As a C&C and Westwood fan who purchased the original game on launch back in 1995.... I couldn't disagree more.
Take away the cheese that is the FMVs, apply the core modern C&C 3 mechanics and you get Tempest Rising.
Don't get me wrong. I hate what EA did to the franchise and quite possibly the entire genre. They will never be forgiven for that. Seriously, EA suck hard... But....
We cannot be clouded in Nostalgia forever. The old C&C games were great. An absolutely brilliant masterclass and shining example of the genre. But it is in the past, and we cannot be holding candles to everything that comes out.
What Tempest Rising just attempts to do is bring back what made those games great. It is done by a team that clearly loved and grew up with these games. But asking them to recreate the magic of a Westwood development team that defined and then refined the entire genre is asking a bit much don't you think?
This is a great clone, and for the most part, succeeds really rather well. Its comparisons to C&C are warranted, and quite frankly if this was C&C 4 with a slightly different story, then it would have done the job well enough.

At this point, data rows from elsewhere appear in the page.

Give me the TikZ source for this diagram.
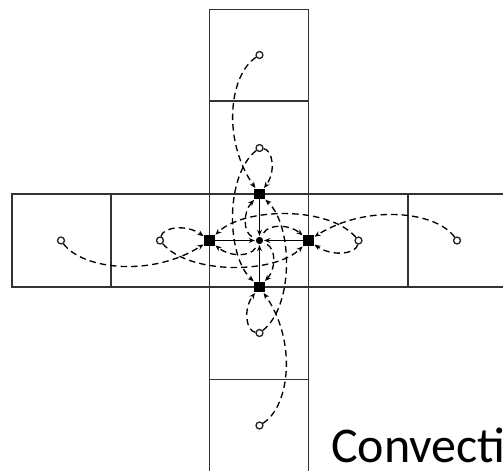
\documentclass[tikz,border=0pt]{standalone}
\usepackage{fontspec}
\setmainfont{Carlito}
\usetikzlibrary{arrows.meta}
\tikzset{
  gridline/.style={draw=black!80,line width=1.2pt},
  sq/.style={fill=black,draw=none,minimum size=8.2pt,inner sep=0pt,outer sep=0pt,shape=rectangle},
  ctr/.style={fill=black,draw=none,circle,minimum size=5.4pt,inner sep=0pt},
  src/.style={fill=white,draw=black!85,line width=1pt,circle,minimum size=5.2pt,inner sep=0pt},
  flow/.style={dash pattern=on 4.8pt off 3.1pt,line width=1pt,-{Stealth[length=4.6pt,width=3.8pt]},shorten >=.5pt},
  fromcentre/.style={flow,shorten <=3.5pt},
  solidflow/.style={line width=1pt,-{Stealth[length=4.6pt,width=3.6pt]},shorten >=.5pt},
  lbl/.style={font=\fontsize{37.5}{40}\selectfont,anchor=base west,inner sep=0pt}
}
\begin{document}
\begin{tikzpicture}[x=0.75pt,y=-0.75pt]
\useasboundingbox (0,0) rectangle (503,471);
\clip (0,0) rectangle (503,471);
% grid
\draw[gridline] (209.5,471) -- (209.5,9.5) -- (308.5,9.5) -- (308.5,471);
\draw[gridline] (209.5,101) -- (308.5,101);
\draw[gridline] (209.5,379.5) -- (308.5,379.5);
\draw[gridline] (503,194) -- (11.7,194) -- (11.7,286.8) -- (503,286.8);
\draw[gridline] (110.8,194) -- (110.8,286.8);
\draw[gridline] (408,194) -- (408,286.8);
% nodes
\node[ctr] (C) at (259.5,240.5) {};
\node[sq] (N) at (259.5,194) {};
\node[sq] (S) at (259.5,287) {};
\node[sq] (W) at (209.5,240.5) {};
\node[sq] (E) at (308.5,240.5) {};
\node[src] (TF) at (259.5,55) {};
\node[src] (BF) at (259.5,425.5) {};
\node[src] (LF) at (61,240.5) {};
\node[src] (RF) at (457,240.5) {};
\node[src] (TN) at (259.5,148) {};
\node[src] (BN) at (259.5,333) {};
\node[src] (LN) at (160,240.5) {};
\node[src] (RN) at (358.5,240.5) {};
% solid arrows
\draw[solidflow] (N) -- (C);
\draw[solidflow] (S) -- (C);
\draw[solidflow] (W) -- (C);
\draw[solidflow] (E) -- (C);
% far sources
\draw[flow] (TF) .. controls (229,75) and (222,140) .. (N);
\draw[flow] (BF) .. controls (290,406) and (297,341) .. (S);
\draw[flow] (LF) .. controls (83,270) and (153,277) .. (W);
\draw[flow] (RF) .. controls (436,211) and (366,204) .. (E);
% near sources, long way
\draw[flow] (TN) .. controls (225,175) and (226,255) .. (S);
\draw[flow] (BN) .. controls (294,306) and (293,226) .. (N);
\draw[flow] (LN) .. controls (189.5,275) and (275,274) .. (E);
\draw[flow] (RN) .. controls (329.5,206) and (244,207) .. (W);
% near sources, short loop
\draw[flow] (TN) .. controls (273,150) and (276,172) .. (N);
\draw[flow] (BN) .. controls (246,331) and (243,309) .. (S);
\draw[flow] (LN) .. controls (163,227) and (186.5,224) .. (W);
\draw[flow] (RN) .. controls (356,254) and (332.5,257) .. (E);
% centre loops
\draw[fromcentre] (C) .. controls (243,232) and (243,212) .. (N);
\draw[fromcentre] (C) .. controls (276,249) and (276,269) .. (S);
\draw[fromcentre] (C) .. controls (250.5,257) and (229.5,257) .. (W);
\draw[fromcentre] (C) .. controls (268.5,224) and (289.5,224) .. (E);
% label
\node[lbl] (T) at (331,462.5) {Convection};
\end{tikzpicture}
\end{document}
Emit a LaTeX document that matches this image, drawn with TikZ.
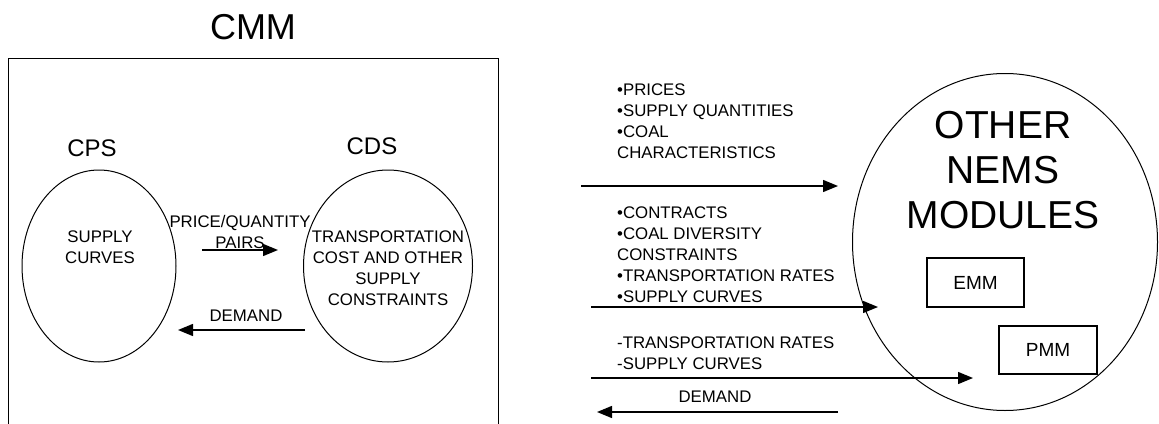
\documentclass[tikz,border=0pt]{standalone}
\usepackage{fontspec}
\setmainfont{Liberation Sans}
\usetikzlibrary{arrows.meta,shapes.geometric}
\tikzset{
  flow/.style={black, line width=1.4pt, -{Triangle[length=15pt,width=12pt]}},
  smalltext/.style={font=\fontsize{16.8}{21}\selectfont},
  module/.style={draw, line width=1pt, ellipse},
  subbox/.style={draw, line width=1.2pt, rectangle, font=\fontsize{19}{22}\selectfont},
}
\begin{document}
\begin{tikzpicture}[x=1pt,y=1pt]
                    \tikzstyle{every node}+=[inner sep=0pt]
                    \useasboundingbox (0,0) rectangle (1159,-423);
                    % CMM frame, open at the bottom
                    \node[font=\fontsize{36}{40}\selectfont] (cmm) at (253,-27) {CMM};
                    \draw [black, line width=1pt] (8,-430) |- (498,-58) -- (498,-430);
                    % the two submodules
                    \node[module, minimum width=154, minimum height=192] (cps) at (99,-266) {};
                    \node[module, minimum width=169, minimum height=192] (cds) at (388,-266) {};
                    \node[font=\fontsize{24}{28}\selectfont] (cpsname) at (92,-148) {CPS};
                    \node[font=\fontsize{24}{28}\selectfont] (cdsname) at (372,-146) {CDS};
                    \node[smalltext, align=center, anchor=north] (curves) at (100,-231) {SUPPLY\\CURVES};
                    \node[smalltext, align=center, anchor=north] (transport) at (388,-231)
                        {TRANSPORTATION\\COST AND OTHER\\SUPPLY\\CONSTRAINTS};
                    \node[smalltext, align=center, anchor=north] (pairs) at (240,-215) {PRICE/QUANTITY\\PAIRS};
                    \node[smalltext] (demandin) at (246,-316) {DEMAND};
                    \coordinate (pairsa) at (202,-250);
                    \coordinate (pairsb) at (278,-250);
                    \coordinate (demanda) at (305,-330);
                    \coordinate (demandb) at (178,-330);
                    \draw [flow] (pairsa) -- (pairsb);
                    \draw [flow] (demanda) -- (demandb);
                    % other NEMS modules
                    \node[module, minimum width=305, minimum height=337] (nems) at (1005,-242) {};
                    \node[font=\fontsize{39}{45}\selectfont, align=center, anchor=north] (nemsname) at (1003,-111)
                        {OTHER\\NEMS\\MODULES};
                    \node[subbox, minimum width=97, minimum height=49] (emm) at (975.5,-282.5) {EMM};
                    \node[subbox, minimum width=98, minimum height=48] (pmm) at (1048,-350) {PMM};
                    % flows between CMM and the rest of NEMS
                    \node[smalltext, align=left, anchor=north west] (outa) at (617,-84)
                        {\textbullet PRICES\\\textbullet SUPPLY QUANTITIES\\\textbullet COAL\\CHARACTERISTICS};
                    \node[smalltext, align=left, anchor=north west] (outb) at (617,-207)
                        {\textbullet CONTRACTS\\\textbullet COAL DIVERSITY\\CONSTRAINTS\\\textbullet TRANSPORTATION RATES\\\textbullet SUPPLY CURVES};
                    \node[smalltext, align=left, anchor=north west] (outc) at (617,-337)
                        {-TRANSPORTATION RATES\\-SUPPLY CURVES};
                    \node[smalltext] (demandout) at (715,-397) {DEMAND};
                    \coordinate (outas) at (581,-186);
                    \coordinate (outae) at (838,-186);
                    \coordinate (outbs) at (591,-307);
                    \coordinate (outbe) at (878,-307);
                    \coordinate (outcs) at (591,-378);
                    \coordinate (outce) at (973,-378);
                    \coordinate (backs) at (838,-412);
                    \coordinate (backe) at (597,-412);
                    \draw [flow] (outas) -- (outae);
                    \draw [flow] (outbs) -- (outbe);
                    \draw [flow] (outcs) -- (outce);
                    \draw [flow] (backs) -- (backe);
\end{tikzpicture}
\end{document}
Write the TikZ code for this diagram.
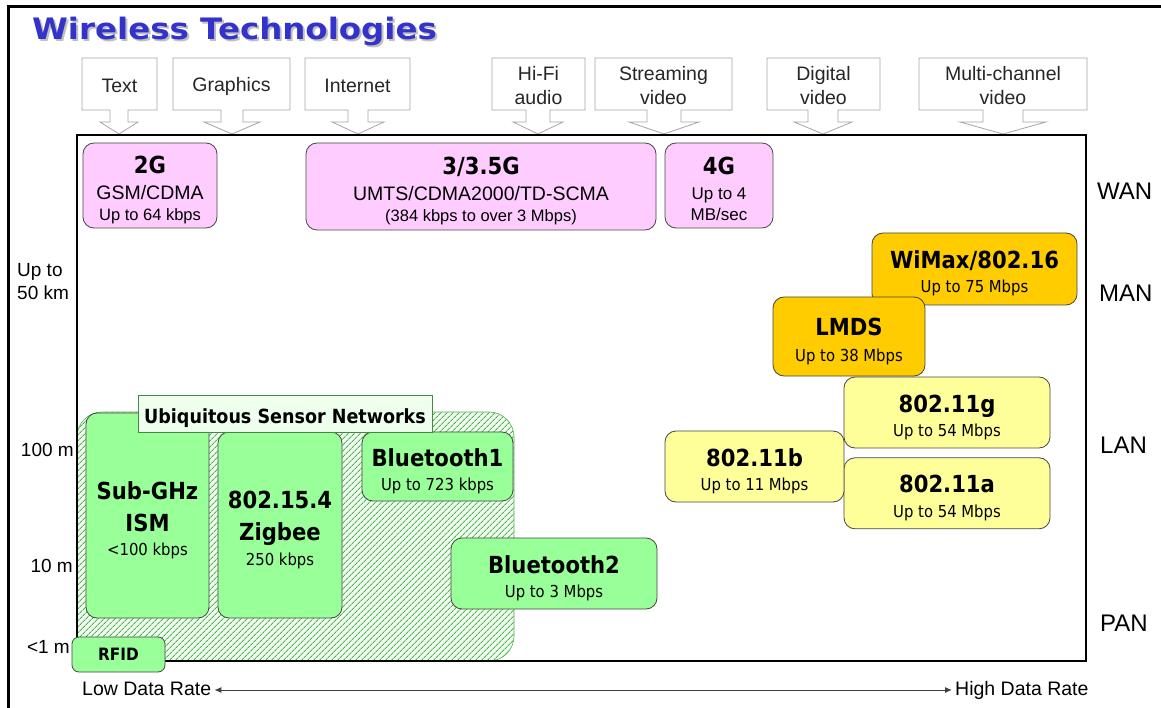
\documentclass[tikz,border=0pt]{standalone}
\usepackage{fontspec}
\setmainfont{Liberation Sans}
\newfontfamily\techfont{DejaVu Sans}[FakeStretch=0.9]
\newfontfamily\titlefont{DejaVu Sans}[FakeStretch=1.1]
\usetikzlibrary{positioning, arrows.meta, patterns.meta}

\definecolor{titleblue}{RGB}{51,51,204}
\definecolor{wanpink}{RGB}{255,204,255}
\definecolor{manorange}{RGB}{255,204,0}
\definecolor{lanyellow}{RGB}{255,255,153}
\definecolor{pangreen}{RGB}{153,255,153}
\definecolor{usnhatch}{RGB}{85,170,85}
\definecolor{usnback}{RGB}{238,255,238}
\definecolor{edgegrey}{RGB}{70,70,70}

\newcommand{\techname}[1]{{\techfont\bfseries\fontsize{23.5}{24.5}\selectfont\rule{0pt}{23.5pt}#1}}
\newcommand{\mediabox}[7]{%
  \draw[mediaedge] (#2,58) -- (#3,58) -- (#3,110) -- (#4+#5,110) -- (#4+#5,122) -- (#4+#6,122) -- (#4,134)
    -- (#4-#6,122) -- (#4-#5,122) -- (#4-#5,110) -- (#2,110) -- cycle;
  \node[mediatext] (#1) at ({(#2+#3)/2},86) {#7};}

\tikzset{
  boxsize/.style 2 args={minimum width=#1, minimum height=#2},
  tech/.style={draw=edgegrey, line width=0.8pt, rounded corners=11pt, inner sep=0pt, align=center, text depth=0pt},
  wan/.style={tech, fill=wanpink, font=\fontsize{16.5}{21}\selectfont},
  man/.style={tech, fill=manorange, font=\techfont\fontsize{16.5}{24.5}\selectfont},
  lan/.style={tech, fill=lanyellow, font=\techfont\fontsize{16.5}{24.5}\selectfont},
  pan/.style={tech, fill=pangreen, font=\techfont\fontsize{16.5}{24.5}\selectfont},
  usnarea/.style={draw=usnhatch, line width=0.6pt, rounded corners=25pt, fill=usnback,
    postaction={pattern={Lines[angle=45, distance=4pt, line width=1pt]}, pattern color=usnhatch}},
  usnlabel/.style={draw=usnhatch!80!black, line width=0.8pt, fill=usnback, inner sep=0pt, text depth=0pt,
    font=\techfont\bfseries\fontsize{19.5}{22}\selectfont},
  mediaedge/.style={draw=black!35, line width=0.8pt, fill=white},
  mediatext/.style={align=center, inner sep=0pt, text=black!85, font=\fontsize{19.5}{24}\selectfont},
  chartframe/.style={line width=1.8pt},
  rangelabel/.style={inner sep=0pt, font=\fontsize{19}{23}\selectfont},
  netlabel/.style={anchor=west, inner sep=0pt, font=\fontsize{24}{26}\selectfont},
  ratelabel/.style={anchor=west, inner sep=3pt, text height=14pt, text depth=4pt, font=\fontsize{19.5}{22}\selectfont},
  ratearrow/.style={{Latex[length=7pt,width=6pt]}-{Latex[length=7pt,width=6pt]}, line width=1pt, black!75},
  titletext/.style={anchor=base west, inner sep=0pt, font=\titlefont\bfseries\fontsize{29.5}{32}\selectfont}
}

\begin{document}
\begin{tikzpicture}[x=1pt, y=-1pt]
    \useasboundingbox (0,0) rectangle (1161,708);
    \draw[line width=3pt] (8.5,708) -- (8.5,7) -- (1161,7);

    % title
    \node[titletext, text=black!25] (titleshadow) at (34,42) {Wireless Technologies};
    \node[titletext, text=titleblue] (title) at (32,40) {Wireless Technologies};

    % media above the chart
    \mediabox{text}{82}{157}{119}{9}{19}{Text}
    \mediabox{graphics}{173}{290}{232}{11}{28}{Graphics}
    \mediabox{internet}{305}{410}{358}{10}{26}{Internet}
    \mediabox{hifi}{492}{585}{538}{12}{25}{Hi-Fi\\audio}
    \mediabox{streaming}{595}{732}{664}{17}{35}{Streaming\\video}
    \mediabox{digital}{767}{880}{823}{15}{29}{Digital\\video}
    \mediabox{multichannel}{919}{1087}{1003}{20}{43}{Multi-channel\\video}

    % sensor networks area
    \draw[usnarea] (77,412) rectangle (514,661);
    \draw[chartframe] (77,135) rectangle (1086,661);

    % WAN
    \node[wan, boxsize={134}{85}] (twoG) at (150,185.5) {\techname{2G}\\[5.5pt]{\fontsize{19.5}{21}\selectfont GSM/CDMA}\\Up to 64 kbps};
    \node[wan, boxsize={350}{87}] (threeG) at (481,186.5) {\techname{3/3.5G}\\[5.5pt]{\fontsize{19.5}{21}\selectfont UMTS/CDMA2000/TD-SCMA}\\(384 kbps to over 3 Mbps)};
    \node[wan, boxsize={108}{85}] (fourG) at (719,185.5) {\techname{4G}\\[4pt]{\fontsize{17}{21}\selectfont Up to 4}\\{\fontsize{17}{21}\selectfont MB/sec}};

    % MAN
    \node[man, boxsize={205}{72}] (wimax) at (974.5,269) {\techname{WiMax/802.16}\\Up to 75 Mbps};
    \node[man, boxsize={152}{79}] (lmds) at (849,336.5) {\techname{LMDS}\\[1pt]Up to 38 Mbps};

    % LAN
    \node[lan, boxsize={206}{71}] (wlang) at (947,412.5) {\techname{802.11g}\\Up to 54 Mbps};
    \node[lan, boxsize={206}{71}, below=9pt of wlang] (wlana) {\techname{802.11a}\\Up to 54 Mbps};
    \node[lan, boxsize={179}{71}] (wlanb) at (754.5,466.5) {\techname{802.11b}\\Up to 11 Mbps};

    % PAN
    \node[pan, boxsize={123}{205}] (subghz) at (147.5,515.5) {\techname{Sub-GHz}\\[7.5pt]\techname{ISM}\\<100 kbps};
    \node[pan, boxsize={124}{186}] (zigbee) at (280,525) {\techname{802.15.4}\\[7.5pt]\techname{Zigbee}\\250 kbps};
    \node[pan, boxsize={151}{69}] (btone) at (437.5,466.5) {\techname{Bluetooth1}\\Up to 723 kbps};
    \node[pan, boxsize={206}{71}] (bttwo) at (554,573.5) {\techname{Bluetooth2}\\Up to 3 Mbps};
    \node[usnlabel, boxsize={294}{37}] (usn) at (285,413.5) {\rule{0pt}{19pt}Ubiquitous Sensor Networks};
    \node[pan, boxsize={93}{35}, rounded corners=7pt] (rfid) at (118.5,654.5) {{\bfseries\fontsize{17}{20}\selectfont RFID}};

    % ranges and network classes
    \node[rangelabel, anchor=west, align=left] (km50) at (17,281.5) {Up to\\50 km};
    \node[rangelabel, anchor=east] (m100) at (74,450) {100 m};
    \node[rangelabel, anchor=east] (m10) at (73,566) {10 m};
    \node[rangelabel, anchor=east] (m1) at (70,647) {<1 m};
    \node[netlabel] (wanlbl) at (1097,191) {WAN};
    \node[netlabel] (manlbl) at (1099,293) {MAN};
    \node[netlabel] (lanlbl) at (1100,445) {LAN};
    \node[netlabel] (panlbl) at (1100,623) {PAN};

    % data rate axis
    \node[ratelabel] (lowrate) at (79,690) {Low Data Rate};
    \node[ratelabel] (highrate) at (952,690) {High Data Rate};
    \draw[ratearrow] (lowrate) -- (highrate);
\end{tikzpicture}
\end{document}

Let's just take this game for what it is, and be proud we actually got a decent RTS for once. If we don't want this genre to disappear, we have to show support for the games that actually do it right for once!
you can think what you want and its ok, but to call the game soulless, yeah thats too far
its a better C&C then the other game we dont talk about, and they never said this is a C&C its just an RTS game, like C&C, starcraft, Age of Empires, Earth 2160 and many more
and second: we wont get ever a Kane 2.0, Kane is Kane there is only one.
And KANE LIVES IN DEATH
IN THE NAME OF KANE
KANE LIVES IN DEATH
KANE LIVEEEEEES
Fraction of the budget EA gave to C&C devs.
Their first game of this kind.
Around 40 people working at slipgate, compared to 100+ at EA LA at the time.
No strong RTS market, so risk move for business to make such a game, which few companies do, compared to back in the day when RTS was booming.
Yeah, apples and oranges.
If someone cannot see the performance delivered by the team, they basically show they have zero idea what they are talking about.
While i see a lot of love here especially with unit voices and all that, the campaign feels soulless to a degree simply because the FMV is missing.
You can say what you want, but it makes a huge difference whether i have animated 3D model of a person talking its text or an actual person leading me through the campaign.
The FMV with its changing cast and adapting to your progress (like a dude suddenly missing or being exchanged after the events of the previous FMV or missions) created a feeling of couch buddies motivating you to beat the crap out of your enemy.
The FMV, no matter how cheesy and all, was, to me, the perfect way of creating an engaging RTS campaign.
Say what you want, i have played a ton of great RTS out there, but only 3 managed to create emotionally invested campaigns: Starcraft, Warcraft and C&C/Dune.
Tempest Rising, although heavily lacking content, is well crafted and has a lot of love in it.
But its narration should have taken more inspiration on that FMV front.
Not just for the fun style, but also for the good setup.
C&C was made with about 50 people running the Westwood Studios.
EA bought Westwood far far later, 1998 or something like that.
C&C was at about 1995, Dune 2 came earlier, at 1992 and already had FMVs and tons of content too.
So no, you are factually wrong.
Westwood was, when it created all the early C&C games and Dune working at the same level as these guys here.